One of the film’s most haunting performances is given by veteran actor James Whitmore as the prison’s elderly librarian, Brooks Hatlen. Upon his release from prison, Brooks commits suicide because he’s incapable of handling life in the outside world. Darabont chose to cast Whitmore in the role because of his fondness for the actor, who’d appeared in a string of memorable roles for more than 50 years running.


6. King and Darabont

Frank Darabont and Stephen King actually had a relationship for over a decade before the release of The Shawshank Redemption. Darabont had adapted one of King’s short stories, “The Woman in the Room”, for a student project and the two struck up a friendship. As a result of the friendship, King sold Darabont the rights to Shawshank for only a dollar.


7. Rob Reiner Wanted To Do the Film

Before Darabont officially decided to direct the film himself, Rob Reiner — who’d previously garnered acclaim after adapting King’s short story, “The Body” into Stand By Me — pitched Darabont on his take on the film. He wanted Tom Cruise to star alongside Harrison Ford. Darabont seriously considered this take, but ultimately decided to move in a different direction.


8. It Wasn’t Shot in Maine

Though The Shawshank Redemption is set in Maine (just like the vast majority of King’s work), a large portion of the filming actually took place in Ohio, at the Ohio State Reformatory in Mansfield. Shots of the admittance room and the warden’s office, for example, were filmed in the building, which was also used as the exterior of the building. Bits of Air Force One were also shot here.


9. It Was a Total Flop

On the strength of a reported $25 million budget, The Shawshank Redemption released to a miserable opening weekend. It actually only took in $16 million during its initial theatrical run, and it only took in about $30 million more when it was given several Oscar nominations. The film’s popularity didn’t take hold until years later, in fact, when it was played on cable TV.

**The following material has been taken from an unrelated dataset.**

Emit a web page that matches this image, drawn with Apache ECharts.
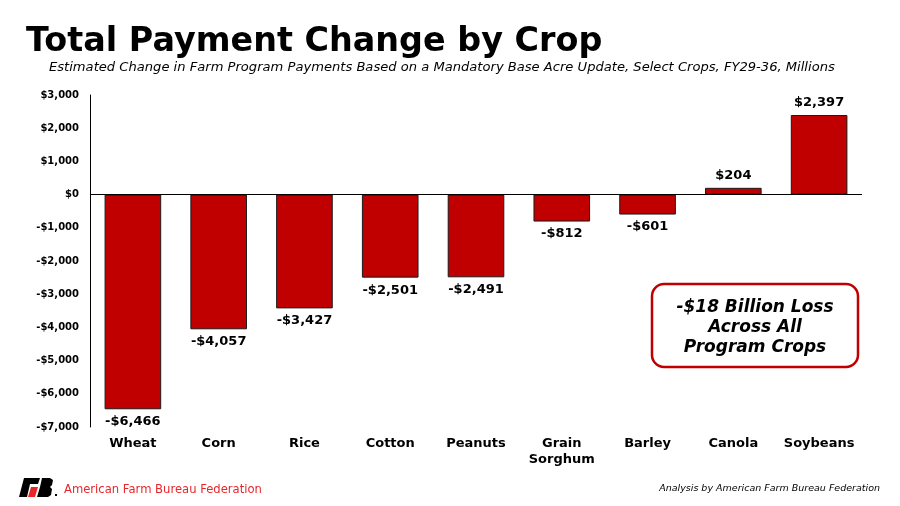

10. Rocking the Academy Awards

In 1994, the obligatory small film that was getting tons of accolades even though you’d never seen it was The Shawshank Redemption. It was nominated for seven Academy Awards including Best Picture, Best Actor for Freeman, Best Adapted Screenplay, and several more. It might have even won a couple of those, too, if 1994 hadn’t also been the year of Forrest Gump (and Pulp Fiction, for the record.)


11. No Ladies Allowed

Women have exactly two speaking roles in The Shawshank Redemption. After he’s released from prison and gets a job as a bagger at a grocery store, a woman critiques Brooks’ ability to do his job. Then, when Andy breaks out of prison, he’s waited on by a woman at the bank. That’s the only time women actually speak in the film.


12. The Animal Lovers

At one point in the film, Brooks Hatlen feeds his pet crow a few maggots that are plucked from his dinner tray. When the American Humane Society found out what was to take place, they insist that the production only use maggots that had died of natural causes. In a more shocking turn of events, Darabont actually agreed to this crazy request.